The plot and structure are pretty chaotic, with two Kam Tai Fu confrontations back-to-back in the first act alone. I blinked, and there was a romance subplot 50 minutes in. Thank god Chun Sing’s father had six fingers!
The film gets several jokes out of anachronisms—for example, when Chun Sing starts learning from the book of magic, a coffin sets up an antenna to capture Chun Sing’s broadcast, seeking aid from the gods. Or, when Kam Tai Fu is in a particular bind, he burns some joss paper and summons Count Dracula to fight for him. A government agent joins the fight at one point, who is investigating the murders.
The ghost effects, while cheap, are effective. The use of neon green light to illuminate the ghosts works well to mask some of the makeup imperfections. Also, it isn’t a supernatural kung fu movie if there aren’t analog lightning effects, which always rule, even when they’re this haphazard.

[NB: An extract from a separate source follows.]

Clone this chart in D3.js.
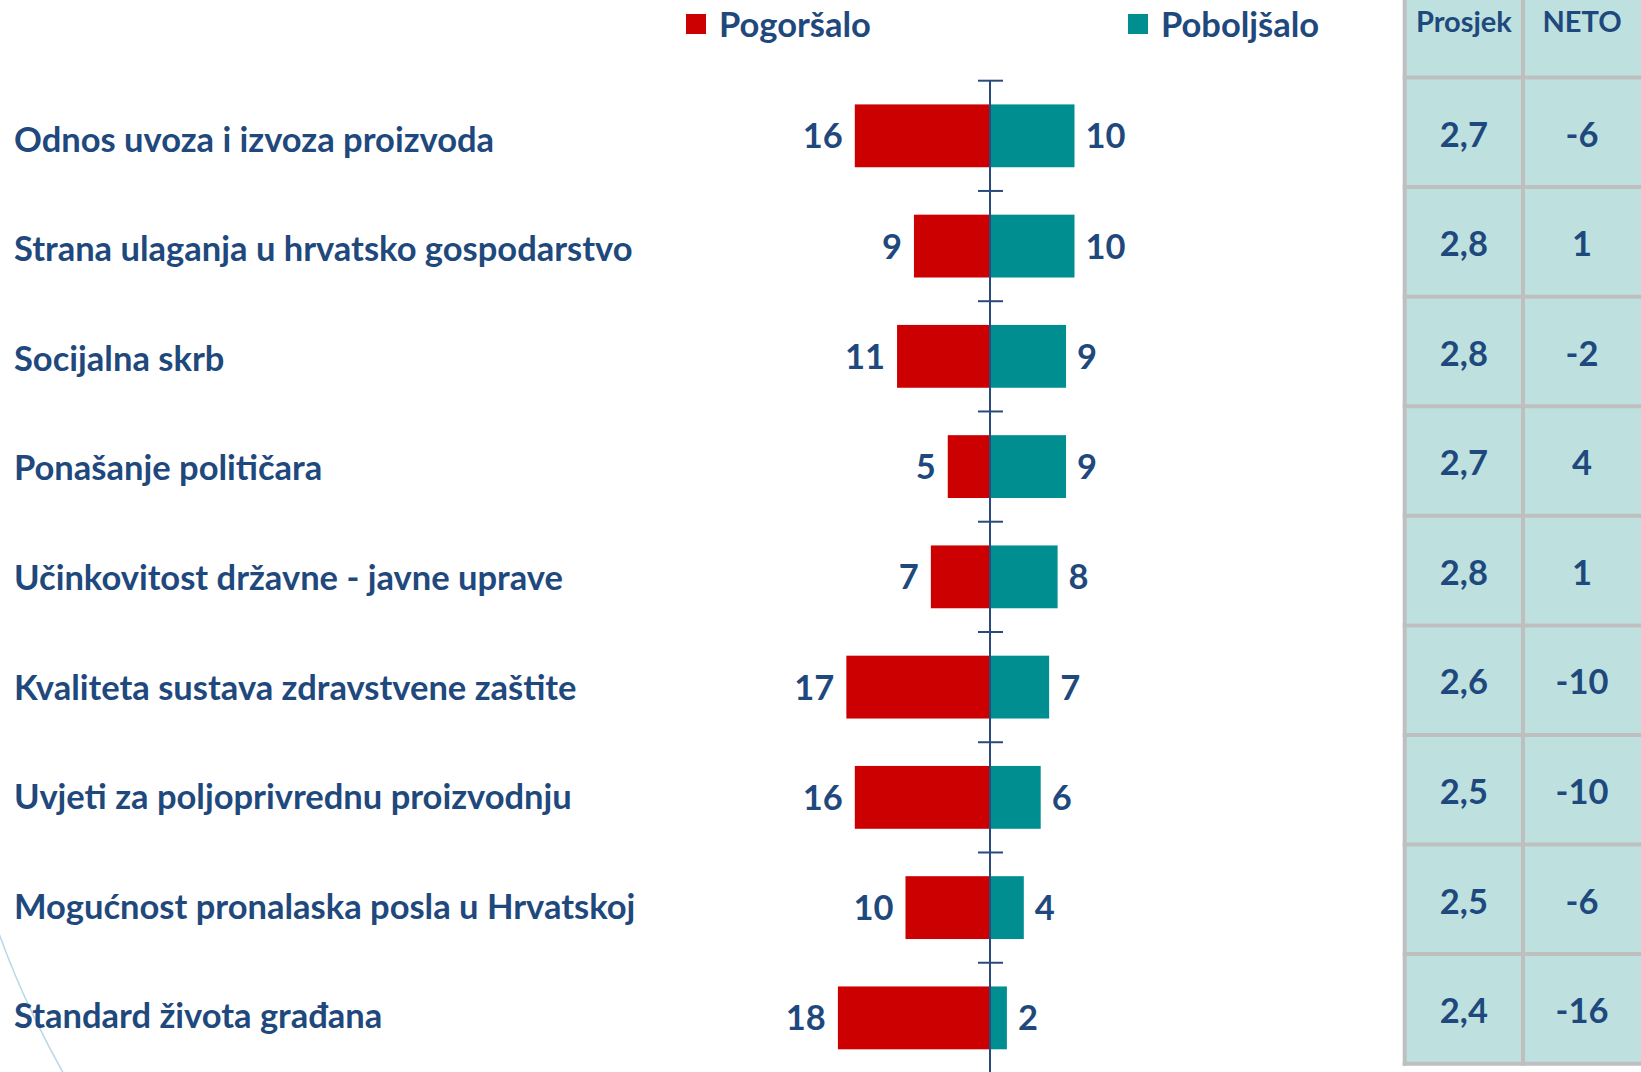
<!DOCTYPE html>
<html>
<head>
<meta charset="utf-8">
<script src="https://cdn.jsdelivr.net/npm/d3@7"></script>
<style>
  html, body { margin: 0; padding: 0; background: #FFFFFF; }
  svg { display: block; font-family: Lato, 'Open Sans', sans-serif; font-weight: 700; }
</style>
</head>
<body>
<svg id="chart" width="1641" height="1072"></svg>
<script>
// 데이터
const categories = [
  'Odnos uvoza i izvoza proizvoda',
  'Strana ulaganja u hrvatsko gospodarstvo',
  'Socijalna skrb',
  'Ponašanje političara',
  'Učinkovitost državne - javne uprave',
  'Kvaliteta sustava zdravstvene zaštite',
  'Uvjeti za poljoprivrednu proizvodnju',
  'Mogućnost pronalaska posla u Hrvatskoj',
  'Standard života građana'
];
const worse = [16, 9, 11, 5, 7, 17, 16, 10, 18];     // Pogoršalo
const better = [10, 10, 9, 9, 8, 7, 6, 4, 2];        // Poboljšalo
const prosjek = ['2,7', '2,8', '2,8', '2,7', '2,8', '2,6', '2,5', '2,5', '2,4'];
const neto = [-6, 1, -2, 4, 1, -10, -10, -6, -16];
const seriesNames = ['Pogoršalo', 'Poboljšalo'];
const tableHeaders = ['Prosjek', 'NETO'];

const navy = '#1F497D';
const red = '#CC0000';
const teal = '#008E91';
const fontSize = '34.5px';

const svg = d3.select('#chart');

// 장식용 곡선 (왼쪽 아래)
svg.append('path')
  .attr('d', 'M -4,925 Q 22,1000 66,1078')
  .attr('fill', 'none')
  .attr('stroke', '#BCD8E6')
  .attr('stroke-width', 1.6);

// 스케일
const xScale = d3.scaleLinear().domain([-20, 20]).range([990 - 169, 990 + 169]);
const yCell = d3.scaleBand().domain(categories).range([80.7, 1073]);          // 눈금 칸
const yBar = yCell.copy().paddingInner(0.43).paddingOuter(0.215);          // 막대
const yRow = d3.scaleBand().domain(categories).range([77.5, 1063.7]);       // 표 행

const rows = categories.map((c, i) => ({ name: c, worse: worse[i], better: better[i], prosjek: prosjek[i], neto: neto[i] }));

// 카테고리 라벨
svg.append('g')
  .selectAll('text')
  .data(rows)
  .enter()
  .append('text')
  .attr('x', 14)
  .attr('y', d => yRow(d.name) + yRow.bandwidth() / 2 + 19.4)
  .attr('fill', navy)
  .style('font-size', fontSize)
  .text(d => d.name);

// 막대 - 왼쪽 (Pogoršalo)
svg.append('g')
  .selectAll('rect')
  .data(rows)
  .enter()
  .append('rect')
  .attr('x', d => xScale(-d.worse))
  .attr('y', d => yBar(d.name))
  .attr('width', d => xScale(0) - xScale(-d.worse))
  .attr('height', yBar.bandwidth())
  .attr('fill', red);

// 막대 - 오른쪽 (Poboljšalo)
svg.append('g')
  .selectAll('rect')
  .data(rows)
  .enter()
  .append('rect')
  .attr('x', xScale(0))
  .attr('y', d => yBar(d.name))
  .attr('width', d => xScale(d.better) - xScale(0))
  .attr('height', yBar.bandwidth())
  .attr('fill', teal);

// 축 (세로선과 눈금)
const axis = svg.append('g').attr('stroke', '#2B4A7C').attr('stroke-width', 2);
axis.append('line')
  .attr('x1', xScale(0)).attr('x2', xScale(0))
  .attr('y1', yCell.range()[0]).attr('y2', yCell.range()[1]);
axis.selectAll('line.tick')
  .data(categories)
  .enter()
  .append('line')
  .attr('class', 'tick')
  .attr('x1', xScale(0) - 12).attr('x2', xScale(0) + 13)
  .attr('y1', d => yCell(d)).attr('y2', d => yCell(d));

// 값 라벨
svg.append('g')
  .selectAll('text')
  .data(rows)
  .enter()
  .append('text')
  .attr('x', d => xScale(-d.worse) - 12)
  .attr('y', d => yCell(d.name) + yCell.bandwidth() / 2 + 12.5)
  .attr('text-anchor', 'end')
  .attr('fill', navy)
  .style('font-size', fontSize)
  .text(d => d.worse);

svg.append('g')
  .selectAll('text')
  .data(rows)
  .enter()
  .append('text')
  .attr('x', d => xScale(d.better) + 11)
  .attr('y', d => yCell(d.name) + yCell.bandwidth() / 2 + 12.5)
  .attr('fill', navy)
  .style('font-size', fontSize)
  .text(d => d.better);

// 범례
const legendX = [686, 1128];
const legend = svg.append('g')
  .selectAll('g')
  .data(seriesNames)
  .enter()
  .append('g')
  .attr('transform', (d, i) => `translate(${legendX[i]},0)`);
legend.append('rect')
  .attr('x', 0).attr('y', 14)
  .attr('width', 20).attr('height', 20)
  .attr('fill', (d, i) => [red, teal][i]);
legend.append('text')
  .attr('x', 33)
  .attr('y', 37.3)
  .attr('fill', navy)
  .style('font-size', fontSize)
  .text(d => d);

// 오른쪽 표
const colX = [1404.7, 1523, 1641];
const table = svg.append('g');
table.append('rect')
  .attr('x', colX[0]).attr('y', -10)
  .attr('width', 300).attr('height', yRow.range()[1] + 10)
  .attr('fill', '#BEE1E0');

const grid = table.append('g').attr('stroke', '#BFBFBF').attr('stroke-width', 4);
grid.selectAll('line.v')
  .data(colX.slice(0, 2))
  .enter()
  .append('line')
  .attr('x1', d => d).attr('x2', d => d)
  .attr('y1', -10).attr('y2', yRow.range()[1] + 2);
grid.selectAll('line.h')
  .data(categories.map(c => yRow(c)).concat([yRow.range()[1]]))
  .enter()
  .append('line')
  .attr('x1', colX[0] - 2).attr('x2', 1645)
  .attr('y1', d => d).attr('y2', d => d);

// 표 머리글
table.selectAll('text.head')
  .data(tableHeaders)
  .enter()
  .append('text')
  .attr('class', 'head')
  .attr('x', (d, i) => (colX[i] + colX[i + 1]) / 2)
  .attr('y', 31.7)
  .attr('text-anchor', 'middle')
  .attr('fill', navy)
  .style('font-size', '29px')
  .text(d => d);

// 표 값
table.selectAll('text.prosjek')
  .data(rows)
  .enter()
  .append('text')
  .attr('class', 'prosjek')
  .attr('x', (colX[0] + colX[1]) / 2)
  .attr('y', d => yRow(d.name) + yRow.bandwidth() / 2 + 14.3)
  .attr('text-anchor', 'middle')
  .attr('fill', navy)
  .style('font-size', fontSize)
  .text(d => d.prosjek);

table.selectAll('text.neto')
  .data(rows)
  .enter()
  .append('text')
  .attr('class', 'neto')
  .attr('x', (colX[1] + colX[2]) / 2)
  .attr('y', d => yRow(d.name) + yRow.bandwidth() / 2 + 14.3)
  .attr('text-anchor', 'middle')
  .attr('fill', navy)
  .style('font-size', fontSize)
  .text(d => d.neto);
</script>
</body>
</html>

The Chinese title 陰忌, as best as I can tell, translates to something like “Fear of the Nether World.” Google Translate says “Yin Taboo”, which makes some sense since it takes place during Yin. I would love to hear from someone who actually speaks Cantonese.
Following the success of Sammo Hung’s Encounters of the Spooky Kind, many HK film producers jumped on the 殭屍 (jiāngshī) train, all to varying degrees of success. At the same time, Sammo Hung went on to make more crime and action comedies, returning briefly to the genre with his Mr. Vampire series.
This film is one of many that don’t match Spooky Encounter’s quality, but it has plenty of ideas and ambitions. I had a good time and would gladly watch again with the right friend.